Doch statt mehr Wettbewerb in das Festpreissystem zu bringen, zurrte die Bundesregierung es noch fester: Im vergangenen Juni beschloss der Bundestag auf Initiative des FDP-geführte Gesundheitsministeriums ein fast vollständiges Rabattverbot für Versandapotheken. Natürlich im Dienste der Kranken, versicherte die Apothekerlobby: Die würden ja womöglich die Einnahme von wichtigen Medikamenten hinauszögern, um Rabatte von ein paar Euro zu erhaschen.

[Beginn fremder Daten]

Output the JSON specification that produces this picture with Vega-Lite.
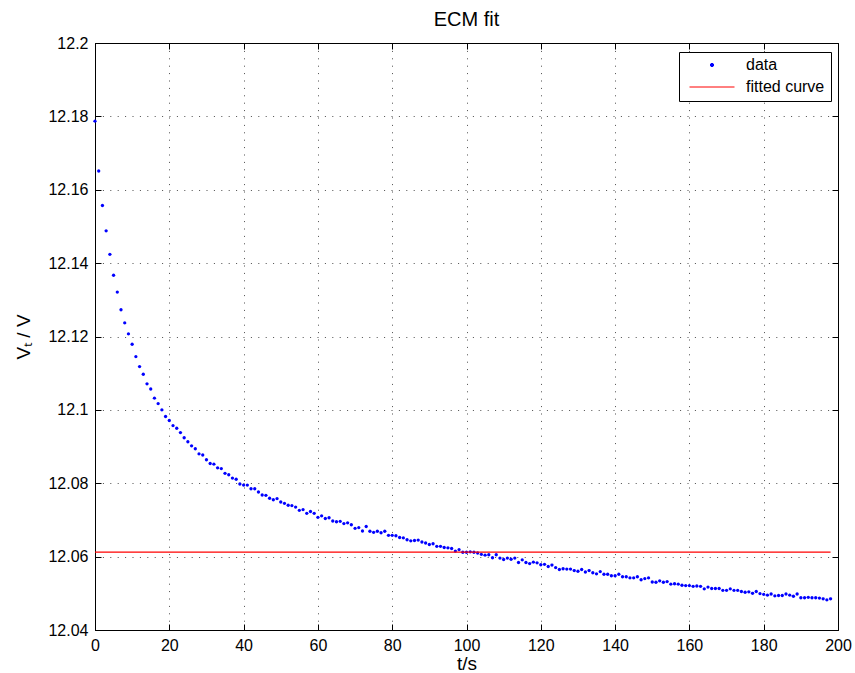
{
  "$schema": "https://vega.github.io/schema/vega-lite/v6.json",
  "autosize": {"type": "none"},
  "padding": {"left": 95, "top": 43, "right": 17, "bottom": 43},
  "width": 743,
  "height": 587,
  "background": "white",
  "title": {"text": "ECM fit", "fontSize": 20, "fontWeight": "normal", "font": "Liberation Sans", "color": "black", "offset": 5},
  "datasets": {
    "measured": [
      {"t":0,"v":12.1787},{"t":1,"v":12.1651},{"t":2,"v":12.1557},{"t":3,"v":12.1488},{"t":4,"v":12.1424},{"t":5,"v":12.1367},{"t":6,"v":12.1321},{"t":7,"v":12.1273},{"t":8,"v":12.1237},{"t":9,"v":12.1207},
      {"t":10,"v":12.1179},{"t":11,"v":12.1145},{"t":12,"v":12.1118},{"t":13,"v":12.1097},{"t":14,"v":12.1071},{"t":15,"v":12.1057},{"t":16,"v":12.1032},{"t":17,"v":12.1017},{"t":18,"v":12.1000},{"t":19,"v":12.0982},
      {"t":20,"v":12.0971},{"t":21,"v":12.0957},{"t":22,"v":12.0950},{"t":23,"v":12.0938},{"t":24,"v":12.0924},{"t":25,"v":12.0913},{"t":26,"v":12.0902},{"t":27,"v":12.0894},{"t":28,"v":12.0880},{"t":29,"v":12.0877},
      {"t":30,"v":12.0864},{"t":31,"v":12.0854},{"t":32,"v":12.0852},{"t":33,"v":12.0842},{"t":34,"v":12.0840},{"t":35,"v":12.0827},{"t":36,"v":12.0823},{"t":37,"v":12.0814},{"t":38,"v":12.0811},{"t":39,"v":12.0798},
      {"t":40,"v":12.0795},{"t":41,"v":12.0795},{"t":42,"v":12.0785},{"t":43,"v":12.0785},{"t":44,"v":12.0776},{"t":45,"v":12.0768},{"t":46,"v":12.0767},{"t":47,"v":12.0759},{"t":48,"v":12.0755},{"t":49,"v":12.0758},
      {"t":50,"v":12.0749},{"t":51,"v":12.0745},{"t":52,"v":12.0740},{"t":53,"v":12.0739},{"t":54,"v":12.0735},{"t":55,"v":12.0726},{"t":56,"v":12.0728},{"t":57,"v":12.0718},{"t":58,"v":12.0723},{"t":59,"v":12.0718},
      {"t":60,"v":12.0707},{"t":61,"v":12.0711},{"t":62,"v":12.0704},{"t":63,"v":12.0706},{"t":64,"v":12.0697},{"t":65,"v":12.0695},{"t":66,"v":12.0696},{"t":67,"v":12.0690},{"t":68,"v":12.0692},{"t":69,"v":12.0687},
      {"t":70,"v":12.0677},{"t":71,"v":12.0679},{"t":72,"v":12.0670},{"t":73,"v":12.0682},{"t":74,"v":12.0669},{"t":75,"v":12.0666},{"t":76,"v":12.0669},{"t":77,"v":12.0665},{"t":78,"v":12.0669},{"t":79,"v":12.0658},
      {"t":80,"v":12.0658},{"t":81,"v":12.0657},{"t":82,"v":12.0652},{"t":83,"v":12.0651},{"t":84,"v":12.0646},{"t":85,"v":12.0643},{"t":86,"v":12.0644},{"t":87,"v":12.0645},{"t":88,"v":12.0640},{"t":89,"v":12.0637},
      {"t":90,"v":12.0633},{"t":91,"v":12.0635},{"t":92,"v":12.0628},{"t":93,"v":12.0628},{"t":94,"v":12.0625},{"t":95,"v":12.0624},{"t":96,"v":12.0622},{"t":97,"v":12.0615},{"t":98,"v":12.0619},{"t":99,"v":12.0612},
      {"t":100,"v":12.0612},{"t":101,"v":12.0613},{"t":102,"v":12.0612},{"t":103,"v":12.0610},{"t":104,"v":12.0606},{"t":105,"v":12.0604},{"t":106,"v":12.0605},{"t":107,"v":12.0597},{"t":108,"v":12.0605},{"t":109,"v":12.0596},
      {"t":110,"v":12.0592},{"t":111,"v":12.0596},{"t":112,"v":12.0593},{"t":113,"v":12.0596},{"t":114,"v":12.0584},{"t":115,"v":12.0591},{"t":116,"v":12.0584},{"t":117,"v":12.0581},{"t":118,"v":12.0585},{"t":119,"v":12.0583},
      {"t":120,"v":12.0578},{"t":121,"v":12.0579},{"t":122,"v":12.0573},{"t":123,"v":12.0577},{"t":124,"v":12.0570},{"t":125,"v":12.0565},{"t":126,"v":12.0567},{"t":127,"v":12.0566},{"t":128,"v":12.0566},{"t":129,"v":12.0562},
      {"t":130,"v":12.0560},{"t":131,"v":12.0565},{"t":132,"v":12.0558},{"t":133,"v":12.0562},{"t":134,"v":12.0556},{"t":135,"v":12.0553},{"t":136,"v":12.0559},{"t":137,"v":12.0552},{"t":138,"v":12.0552},{"t":139,"v":12.0548},
      {"t":140,"v":12.0548},{"t":141,"v":12.0552},{"t":142,"v":12.0545},{"t":143,"v":12.0545},{"t":144,"v":12.0542},{"t":145,"v":12.0542},{"t":146,"v":12.0545},{"t":147,"v":12.0537},{"t":148,"v":12.0540},{"t":149,"v":12.0542},
      {"t":150,"v":12.0531},{"t":151,"v":12.0530},{"t":152,"v":12.0534},{"t":153,"v":12.0530},{"t":154,"v":12.0532},{"t":155,"v":12.0525},{"t":156,"v":12.0526},{"t":157,"v":12.0525},{"t":158,"v":12.0522},{"t":159,"v":12.0521},
      {"t":160,"v":12.0521},{"t":161,"v":12.0519},{"t":162,"v":12.0520},{"t":163,"v":12.0519},{"t":164,"v":12.0512},{"t":165,"v":12.0517},{"t":166,"v":12.0513},{"t":167,"v":12.0513},{"t":168,"v":12.0513},{"t":169,"v":12.0508},
      {"t":170,"v":12.0508},{"t":171,"v":12.0512},{"t":172,"v":12.0508},{"t":173,"v":12.0508},{"t":174,"v":12.0505},{"t":175,"v":12.0503},{"t":176,"v":12.0504},{"t":177,"v":12.0500},{"t":178,"v":12.0505},{"t":179,"v":12.0499},
      {"t":180,"v":12.0497},{"t":181,"v":12.0495},{"t":182,"v":12.0498},{"t":183,"v":12.0493},{"t":184,"v":12.0494},{"t":185,"v":12.0494},{"t":186,"v":12.0498},{"t":187,"v":12.0495},{"t":188,"v":12.0492},{"t":189,"v":12.0498},
      {"t":190,"v":12.0488},{"t":191,"v":12.0488},{"t":192,"v":12.0489},{"t":193,"v":12.0488},{"t":194,"v":12.0488},{"t":195,"v":12.0487},{"t":196,"v":12.0485},{"t":197,"v":12.0482},{"t":198,"v":12.0485}
    ],
    "fit": [{"t": 0, "v": 12.0612}, {"t": 198, "v": 12.0612}]
  },
  "layer": [
    {
      "data": {"name": "measured"},
      "mark": {"type": "point", "filled": true, "size": 2025, "opacity": 1, "clip": false},
      "encoding": {
        "x": {"field": "t", "type": "quantitative", "scale": {"domain": [0, 200], "nice": false, "zero": false},
              "axis": {"values": [0,20,40,60,80,100,120,140,160,180,200], "title": "t/s", "titlePadding": 1}},
        "y": {"field": "v", "type": "quantitative", "scale": {"domain": [12.04, 12.2], "nice": false, "zero": false},
              "axis": {"values": [12.04,12.06,12.08,12.1,12.12,12.14,12.16,12.18,12.2], "format": ".2~f", "title": "Vₜ / V", "titlePadding": 14}},
        "shape": {"datum": "data", "type": "nominal",
                  "scale": {"domain": ["data", "fitted curve"],
                            "range": ["M0.075,0L0.053,0.053L0,0.075L-0.053,0.053L-0.075,0L-0.053,-0.053L0,-0.075L0.053,-0.053Z", "M-1,0L1,0"]},
                  "legend": {
                    "orient": "none", "legendX": 584, "legendY": 9, "title": null,
                    "symbolSize": 2025, "symbolStrokeWidth": 1,
                    "clipHeight": 14, "rowPadding": 6, "padding": 6,
                    "symbolOffset": 4, "labelOffset": 11,
                    "labelFont": "Liberation Sans", "labelFontSize": 16, "labelColor": "black",
                    "strokeColor": "black", "fillColor": "white", "cornerRadius": 0
                  }},
        "color": {"datum": "data", "type": "nominal",
                  "scale": {"domain": ["data", "fitted curve"], "range": ["#0000ff", "#ff0000"]},
                  "legend": {
                    "orient": "none", "legendX": 584, "legendY": 9, "title": null,
                    "symbolSize": 2025, "symbolStrokeWidth": 1,
                    "clipHeight": 14, "rowPadding": 6, "padding": 6,
                    "symbolOffset": 4, "labelOffset": 11,
                    "labelFont": "Liberation Sans", "labelFontSize": 16, "labelColor": "black",
                    "strokeColor": "black", "fillColor": "white", "cornerRadius": 0
                  }}
      }
    },
    {
      "data": {"name": "fit"},
      "mark": {"type": "line", "strokeWidth": 1.2},
      "encoding": {
        "x": {"field": "t", "type": "quantitative",
              "axis": {"orient": "top", "values": [0,20,40,60,80,100,120,140,160,180,200], "labels": false, "title": null, "grid": false, "domain": false}},
        "y": {"field": "v", "type": "quantitative",
              "axis": {"orient": "right", "values": [12.04,12.06,12.08,12.1,12.12,12.14,12.16,12.18,12.2], "labels": false, "title": null, "grid": false, "domain": false}},
        "color": {"datum": "fitted curve", "type": "nominal"}
      }
    }
  ],
  "resolve": {"axis": {"x": "independent", "y": "independent"}},
  "config": {
    "font": "Liberation Sans",
    "view": {"stroke": "black", "strokeWidth": 1},
    "axis": {
      "domainColor": "black", "domainWidth": 1,
      "tickColor": "black", "tickSize": -6, "tickWidth": 1,
      "labelFontSize": 16, "labelColor": "black", "labelPadding": 13, "labelFlush": false, "labelOverlap": false,
      "titleFontSize": 19, "titleFontWeight": "normal", "titleColor": "black",
      "grid": true, "gridColor": "black", "gridOpacity": 0.7, "gridDash": [1, 6.4], "gridWidth": 1
    }
  }
}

Der ach so unmündige Verbraucher, den es vor den Verführungen der Wahlfreiheit zu schützen gilt: Er zählt zu den billigsten Argumenten, mit denen sich Interessengruppen gegen freie Märkte wehren. Stichhaltiger ist da schon die Befürchtung, dass verschärfter Wettbewerb und Kostendruck zu schlechten Arbeitsbedingungen führen.

Wo das zutrifft, sind aber Tarifverhandlungen, Mindestlöhne und Arbeitsschutzbestimmungen effektivere Instrumente als Schutzwälle für Kartelle und Großunternehmen. Auch Staatskonzerne sind schließlich längst kein Hort der Arbeitnehmergerechtigkeit mehr.

Bestes Beispiel dafür ist die Deutsche Bahn. Der Einstiegslohn bei der konzerneigenen DB-Zeitarbeit wurde seit 2011 nicht erhöht - er liegt bei 8,50 Euro pro Stunde. Verglichen damit bezahlen viele der kleinen Fernbus-Start-ups ihre Fahrer recht ordentlich: Der Busfahrer, der Nicolas nach Freiburg gefahren hat, verdient in der Stunde fast 15 Euro.